> **Written request**:
You are to retype all of the data exactly as it appears.

> **Data**:
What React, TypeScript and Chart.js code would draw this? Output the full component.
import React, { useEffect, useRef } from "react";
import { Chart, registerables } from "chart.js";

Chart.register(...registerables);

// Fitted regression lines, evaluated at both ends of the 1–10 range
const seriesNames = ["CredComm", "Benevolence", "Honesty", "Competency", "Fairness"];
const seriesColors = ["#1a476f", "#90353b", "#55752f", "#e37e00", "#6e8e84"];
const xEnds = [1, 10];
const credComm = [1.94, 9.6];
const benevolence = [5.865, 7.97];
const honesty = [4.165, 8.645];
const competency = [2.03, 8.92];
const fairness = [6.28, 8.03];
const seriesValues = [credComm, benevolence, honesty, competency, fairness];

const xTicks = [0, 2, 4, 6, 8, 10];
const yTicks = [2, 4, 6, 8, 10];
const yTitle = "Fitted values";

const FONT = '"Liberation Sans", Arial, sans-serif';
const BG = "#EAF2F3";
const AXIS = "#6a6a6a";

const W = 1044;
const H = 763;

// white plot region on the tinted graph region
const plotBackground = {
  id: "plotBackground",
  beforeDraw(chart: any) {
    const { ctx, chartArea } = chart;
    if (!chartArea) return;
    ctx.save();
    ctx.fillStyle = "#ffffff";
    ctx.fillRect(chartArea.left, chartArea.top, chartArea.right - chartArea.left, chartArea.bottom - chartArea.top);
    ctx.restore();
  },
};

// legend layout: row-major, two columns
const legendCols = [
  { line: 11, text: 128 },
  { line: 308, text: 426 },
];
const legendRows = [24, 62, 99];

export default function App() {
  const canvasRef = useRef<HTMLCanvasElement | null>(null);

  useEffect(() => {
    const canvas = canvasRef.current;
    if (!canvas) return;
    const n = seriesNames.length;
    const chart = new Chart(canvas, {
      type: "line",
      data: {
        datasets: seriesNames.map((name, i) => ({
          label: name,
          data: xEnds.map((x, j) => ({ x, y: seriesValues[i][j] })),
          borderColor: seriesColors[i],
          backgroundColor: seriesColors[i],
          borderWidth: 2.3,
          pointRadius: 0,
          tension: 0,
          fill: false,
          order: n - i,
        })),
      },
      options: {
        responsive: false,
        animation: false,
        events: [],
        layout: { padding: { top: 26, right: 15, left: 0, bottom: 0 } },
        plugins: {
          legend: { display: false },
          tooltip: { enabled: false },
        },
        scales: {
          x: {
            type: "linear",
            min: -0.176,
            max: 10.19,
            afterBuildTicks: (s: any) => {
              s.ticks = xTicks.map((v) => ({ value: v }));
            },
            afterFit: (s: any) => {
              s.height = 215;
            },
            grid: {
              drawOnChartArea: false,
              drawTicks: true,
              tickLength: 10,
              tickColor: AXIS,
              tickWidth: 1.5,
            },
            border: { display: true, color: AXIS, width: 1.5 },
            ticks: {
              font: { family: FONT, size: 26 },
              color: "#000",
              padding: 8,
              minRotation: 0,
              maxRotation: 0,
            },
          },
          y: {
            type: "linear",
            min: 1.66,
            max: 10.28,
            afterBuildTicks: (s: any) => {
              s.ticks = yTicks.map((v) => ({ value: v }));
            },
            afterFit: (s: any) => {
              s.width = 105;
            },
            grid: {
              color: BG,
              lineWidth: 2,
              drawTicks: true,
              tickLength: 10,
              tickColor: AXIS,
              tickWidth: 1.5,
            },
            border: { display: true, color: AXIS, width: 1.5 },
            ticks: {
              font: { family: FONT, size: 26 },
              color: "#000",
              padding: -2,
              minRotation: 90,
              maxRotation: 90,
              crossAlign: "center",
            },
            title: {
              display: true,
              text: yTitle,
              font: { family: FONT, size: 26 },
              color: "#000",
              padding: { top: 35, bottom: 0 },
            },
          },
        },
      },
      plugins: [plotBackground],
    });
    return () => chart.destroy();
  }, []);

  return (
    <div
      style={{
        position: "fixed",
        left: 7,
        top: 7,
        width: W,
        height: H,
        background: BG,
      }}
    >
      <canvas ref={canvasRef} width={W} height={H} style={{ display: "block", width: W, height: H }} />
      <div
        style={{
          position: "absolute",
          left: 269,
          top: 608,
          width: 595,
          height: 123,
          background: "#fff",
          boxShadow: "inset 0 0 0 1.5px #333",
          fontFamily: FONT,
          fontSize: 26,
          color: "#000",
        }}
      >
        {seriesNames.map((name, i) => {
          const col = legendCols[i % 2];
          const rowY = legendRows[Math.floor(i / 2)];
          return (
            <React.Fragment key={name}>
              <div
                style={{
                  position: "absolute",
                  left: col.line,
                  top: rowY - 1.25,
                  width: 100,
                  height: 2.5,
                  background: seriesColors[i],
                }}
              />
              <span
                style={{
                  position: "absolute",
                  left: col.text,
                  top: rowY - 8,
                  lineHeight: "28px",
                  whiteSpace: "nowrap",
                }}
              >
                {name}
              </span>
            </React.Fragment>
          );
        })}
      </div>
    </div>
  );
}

> **Answer to this exercise**:
What React, TypeScript and Chart.js code would draw this? Output the full component.
import React, { useEffect, useRef } from "react";
import { Chart, registerables } from "chart.js";

Chart.register(...registerables);

// Fitted regression lines, evaluated at both ends of the 1–10 range
const seriesNames = ["CredComm", "Benevolence", "Honesty", "Competency", "Fairness"];
const seriesColors = ["#1a476f", "#90353b", "#55752f", "#e37e00", "#6e8e84"];
const xEnds = [1, 10];
const credComm = [1.94, 9.6];
const benevolence = [5.865, 7.97];
const honesty = [4.165, 8.645];
const competency = [2.03, 8.92];
const fairness = [6.28, 8.03];
const seriesValues = [credComm, benevolence, honesty, competency, fairness];

const xTicks = [0, 2, 4, 6, 8, 10];
const yTicks = [2, 4, 6, 8, 10];
const yTitle = "Fitted values";

const FONT = '"Liberation Sans", Arial, sans-serif';
const BG = "#EAF2F3";
const AXIS = "#6a6a6a";

const W = 1044;
const H = 763;

// white plot region on the tinted graph region
const plotBackground = {
  id: "plotBackground",
  beforeDraw(chart: any) {
    const { ctx, chartArea } = chart;
    if (!chartArea) return;
    ctx.save();
    ctx.fillStyle = "#ffffff";
    ctx.fillRect(chartArea.left, chartArea.top, chartArea.right - chartArea.left, chartArea.bottom - chartArea.top);
    ctx.restore();
  },
};

// legend layout: row-major, two columns
const legendCols = [
  { line: 11, text: 128 },
  { line: 308, text: 426 },
];
const legendRows = [24, 62, 99];

export default function App() {
  const canvasRef = useRef<HTMLCanvasElement | null>(null);

  useEffect(() => {
    const canvas = canvasRef.current;
    if (!canvas) return;
    const n = seriesNames.length;
    const chart = new Chart(canvas, {
      type: "line",
      data: {
        datasets: seriesNames.map((name, i) => ({
          label: name,
          data: xEnds.map((x, j) => ({ x, y: seriesValues[i][j] })),
          borderColor: seriesColors[i],
          backgroundColor: seriesColors[i],
          borderWidth: 2.3,
          pointRadius: 0,
          tension: 0,
          fill: false,
          order: n - i,
        })),
      },
      options: {
        responsive: false,
        animation: false,
        events: [],
        layout: { padding: { top: 26, right: 15, left: 0, bottom: 0 } },
        plugins: {
          legend: { display: false },
          tooltip: { enabled: false },
        },
        scales: {
          x: {
            type: "linear",
            min: -0.176,
            max: 10.19,
            afterBuildTicks: (s: any) => {
              s.ticks = xTicks.map((v) => ({ value: v }));
            },
            afterFit: (s: any) => {
              s.height = 215;
            },
            grid: {
              drawOnChartArea: false,
              drawTicks: true,
              tickLength: 10,
              tickColor: AXIS,
              tickWidth: 1.5,
            },
            border: { display: true, color: AXIS, width: 1.5 },
            ticks: {
              font: { family: FONT, size: 26 },
              color: "#000",
              padding: 8,
              minRotation: 0,
              maxRotation: 0,
            },
          },
          y: {
            type: "linear",
            min: 1.66,
            max: 10.28,
            afterBuildTicks: (s: any) => {
              s.ticks = yTicks.map((v) => ({ value: v }));
            },
            afterFit: (s: any) => {
              s.width = 105;
            },
            grid: {
              color: BG,
              lineWidth: 2,
              drawTicks: true,
              tickLength: 10,
              tickColor: AXIS,
              tickWidth: 1.5,
            },
            border: { display: true, color: AXIS, width: 1.5 },
            ticks: {
              font: { family: FONT, size: 26 },
              color: "#000",
              padding: -2,
              minRotation: 90,
              maxRotation: 90,
              crossAlign: "center",
            },
            title: {
              display: true,
              text: yTitle,
              font: { family: FONT, size: 26 },
              color: "#000",
              padding: { top: 35, bottom: 0 },
            },
          },
        },
      },
      plugins: [plotBackground],
    });
    return () => chart.destroy();
  }, []);

  return (
    <div
      style={{
        position: "fixed",
        left: 7,
        top: 7,
        width: W,
        height: H,
        background: BG,
      }}
    >
      <canvas ref={canvasRef} width={W} height={H} style={{ display: "block", width: W, height: H }} />
      <div
        style={{
          position: "absolute",
          left: 269,
          top: 608,
          width: 595,
          height: 123,
          background: "#fff",
          boxShadow: "inset 0 0 0 1.5px #333",
          fontFamily: FONT,
          fontSize: 26,
          color: "#000",
        }}
      >
        {seriesNames.map((name, i) => {
          const col = legendCols[i % 2];
          const rowY = legendRows[Math.floor(i / 2)];
          return (
            <React.Fragment key={name}>
              <div
                style={{
                  position: "absolute",
                  left: col.line,
                  top: rowY - 1.25,
                  width: 100,
                  height: 2.5,
                  background: seriesColors[i],
                }}
              />
              <span
                style={{
                  position: "absolute",
                  left: col.text,
                  top: rowY - 8,
                  lineHeight: "28px",
                  whiteSpace: "nowrap",
                }}
              >
                {name}
              </span>
            </React.Fragment>
          );
        })}
      </div>
    </div>
  );
}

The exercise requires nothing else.